Em um incidente no mês passado, seis pessoas foram mortas no norte da China quando homens armados atacaram moradores de um vilarejo em protesto pela desapropriação de suas terras para a construção de uma usina de energia.

Li disse estar confiante que o treinamento irá reduzir o número de "incidentes em massa", apesar de a campanha não ser um tratamento para tudo. "Eu tenho de admitir que a possibilidade (de eliminar todos os incidentes) é realmente muito pequena", ele acrescentou.

Outra crescente ameaça para a legitimidade do partido é a corrupção e a percepção pública de que muitos pensam mais em rechear suas contas bancárias do que servir à população de 1,3 bilhão pessoas.

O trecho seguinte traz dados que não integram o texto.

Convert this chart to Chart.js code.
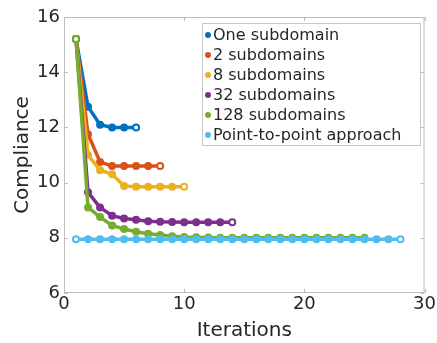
<!DOCTYPE html>
<html>
<head>
<meta charset="utf-8">
<script src="https://cdn.jsdelivr.net/npm/chart.js@4"></script>
<style>
  html, body { margin: 0; padding: 0; background: #fff; }
  #wrap { width: 437px; height: 343px; }
</style>
</head>
<body>
<div id="wrap"><canvas id="grafico"></canvas></div>
<script>
// valores
const labelsSeries = ['One subdomain', '2 subdomains', '8 subdomains', '32 subdomains', '128 subdomains', 'Point-to-point approach'];
const coresSeries = ['#0072BD', '#D95319', '#EDB120', '#7E2F8E', '#77AC30', '#4DBEEE'];

const valoresUm = [15.2, 12.75, 12.1, 12.0, 12.0, 12.0];
const valoresDois = [15.2, 11.75, 10.75, 10.6, 10.6, 10.6, 10.6, 10.6];
const valoresOito = [15.2, 11.0, 10.45, 10.3, 9.88, 9.85, 9.85, 9.85, 9.85, 9.85];
const valores32 = [15.2, 9.65, 9.1, 8.8, 8.7, 8.65, 8.6, 8.58, 8.57, 8.56, 8.56, 8.56, 8.56, 8.56];
const valores128 = [15.2, 9.1, 8.75, 8.45, 8.32, 8.22, 8.15, 8.1, 8.06, 8.03, 8.02, 8.01, 8.0, 8.0, 8.0,
    8.0, 8.0, 8.0, 8.0, 8.0, 8.0, 8.0, 8.0, 8.0, 8.0];
const valoresP2P = [7.95, 7.95, 7.95, 7.95, 7.95, 7.95, 7.95, 7.95, 7.95, 7.95, 7.95, 7.95, 7.95, 7.95,
    7.95, 7.95, 7.95, 7.95, 7.95, 7.95, 7.95, 7.95, 7.95, 7.95, 7.95, 7.95, 7.95, 7.95];

const todasSeries = [valoresUm, valoresDois, valoresOito, valores32, valores128, valoresP2P];

const ticksY = [6, 8, 10, 12, 14, 16];
const ticksX = [0, 10, 20, 30];

const fonte = "'DejaVu Sans', sans-serif";
const corTexto = '#262626';

function pontos(valores) {
    return valores.map((v, i) => ({ x: i + 1, y: v }));
}

const datasets = todasSeries.map((valores, i) => ({
    label: labelsSeries[i],
    data: pontos(valores),
    borderColor: coresSeries[i],
    backgroundColor: coresSeries[i],
    borderWidth: 3.5,
    pointRadius: 3,
    pointBorderWidth: 2,
    pointBorderColor: coresSeries[i],
    pointBackgroundColor: ctx => (ctx.dataIndex === 0 || ctx.dataIndex === valores.length - 1) ? '#fff' : coresSeries[i],
    tension: 0,
    order: 6 - i
}));

// caixa + marcas internas + legenda desenhadas dentro da área do gráfico
const pluginCaixa = {
    id: 'caixa',
    afterDraw(chart) {
        const { ctx, chartArea: a, scales } = chart;
        ctx.save();
        ctx.strokeStyle = '#bdbdbd';
        ctx.lineWidth = 1;
        ctx.strokeRect(a.left + 0.5, a.top + 0.5, a.right - a.left - 1, a.bottom - a.top - 1);
        ctx.beginPath();
        ticksX.forEach(t => {
            const x = Math.round(scales.x.getPixelForValue(t)) + 0.5;
            ctx.moveTo(x, a.bottom); ctx.lineTo(x, a.bottom - 4);
            ctx.moveTo(x, a.top); ctx.lineTo(x, a.top + 4);
        });
        ticksY.forEach(t => {
            const y = Math.round(scales.y.getPixelForValue(t)) + 0.5;
            ctx.moveTo(a.left, y); ctx.lineTo(a.left + 4, y);
            ctx.moveTo(a.right, y); ctx.lineTo(a.right - 4, y);
        });
        ctx.stroke();

        // legenda
        const lx = 202, ly = 23, lw = 218, lh = 122;
        ctx.fillStyle = '#fff';
        ctx.fillRect(lx, ly, lw, lh);
        ctx.strokeStyle = '#c8c8c8';
        ctx.strokeRect(lx + 0.5, ly + 0.5, lw, lh);
        ctx.font = '16px ' + fonte;
        ctx.textBaseline = 'middle';
        labelsSeries.forEach((lab, i) => {
            const y = ly + 12 + i * 20;
            ctx.fillStyle = coresSeries[i];
            ctx.beginPath();
            ctx.arc(lx + 6, y, 3, 0, Math.PI * 2);
            ctx.fill();
            ctx.fillStyle = corTexto;
            ctx.fillText(lab, lx + 11, y + 1);
        });
        ctx.restore();
    }
};

const ctxGrafico = document.getElementById('grafico').getContext('2d');
new Chart(ctxGrafico, {
    type: 'line',
    data: { datasets: datasets },
    options: {
        responsive: true,
        maintainAspectRatio: false,
        animation: false,
        layout: { padding: { top: 17, right: 10, left: 11, bottom: 0 } },
        plugins: {
            legend: { display: false },
            tooltip: { enabled: false }
        },
        scales: {
            x: {
                type: 'linear',
                min: 0,
                max: 30,
                afterBuildTicks: s => { s.ticks = ticksX.map(v => ({ value: v })); },
                afterFit: s => { s.height = 50; },
                grid: { display: false, drawTicks: false },
                border: { display: false },
                ticks: { color: corTexto, font: { family: fonte, size: 18 }, padding: 1, maxRotation: 0 },
                title: { display: true, text: 'Iterations', color: corTexto, font: { family: fonte, size: 20 }, padding: { top: 0, bottom: 0 } }
            },
            y: {
                type: 'linear',
                min: 6,
                max: 16,
                afterBuildTicks: s => { s.ticks = ticksY.map(v => ({ value: v })); },
                afterFit: s => { s.width = 53; },
                grid: { display: false, drawTicks: false },
                border: { display: false },
                ticks: { color: corTexto, font: { family: fonte, size: 18 }, padding: 4 },
                title: { display: true, text: 'Compliance', color: corTexto, font: { family: fonte, size: 20 }, padding: { top: 0, bottom: 2 } }
            }
        }
    },
    plugins: [pluginCaixa]
});
</script>
</body>
</html>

Dada à débil tradição legal do país, muitas importantes decisões envolvendo autorizações, alocação de terras e entrada em mercados privados ainda são tomadas com base em contatos políticos e pessoais em vez de por méritos.

"É possível ficar rico na China sem ser um funcionário do partido", disse anonimamente um diplomata em Pequim. "Mas é difícil ficar rico sem ter estreitas ligações com o partido."

Um antigo membro do partido disse que a corrupção entre altos funcionários é algo controlado, pois o risco de ser descoberto cresceu muito sob a nova liderança.

Mas isso é algo comum entre os níveis mais baixos, já que o risco de punição permanece relativamente baixo, ele acrescentou.

Alguns analistas dizem que atual campanha de educação pode criar um meio conveniente para Hu afastar seus inimigos e consolidar seu poder como presidente.

Li disse que o programa de educação não tem como objetivo expurgar membros, apesar de que 49 mil deles foram desqualificados no ano passado por ofensas não especificadas.

As informações na internet de que mais de 1,9 milhão de membros saíram voluntariamente do partido eram "falsos rumores espalhados por pessoas com segundas intenções", disse ele, em uma aparente referência à seita espiritual Falun Gong, proscrita na China.

Cerca de 2,4 milhão de pessoas, entre elas 894 donos de empresas privadas, entraram para o Partido Comunista no ano passado, disseram funcionários. Isso representa um aumento de 8,2% desde 2003.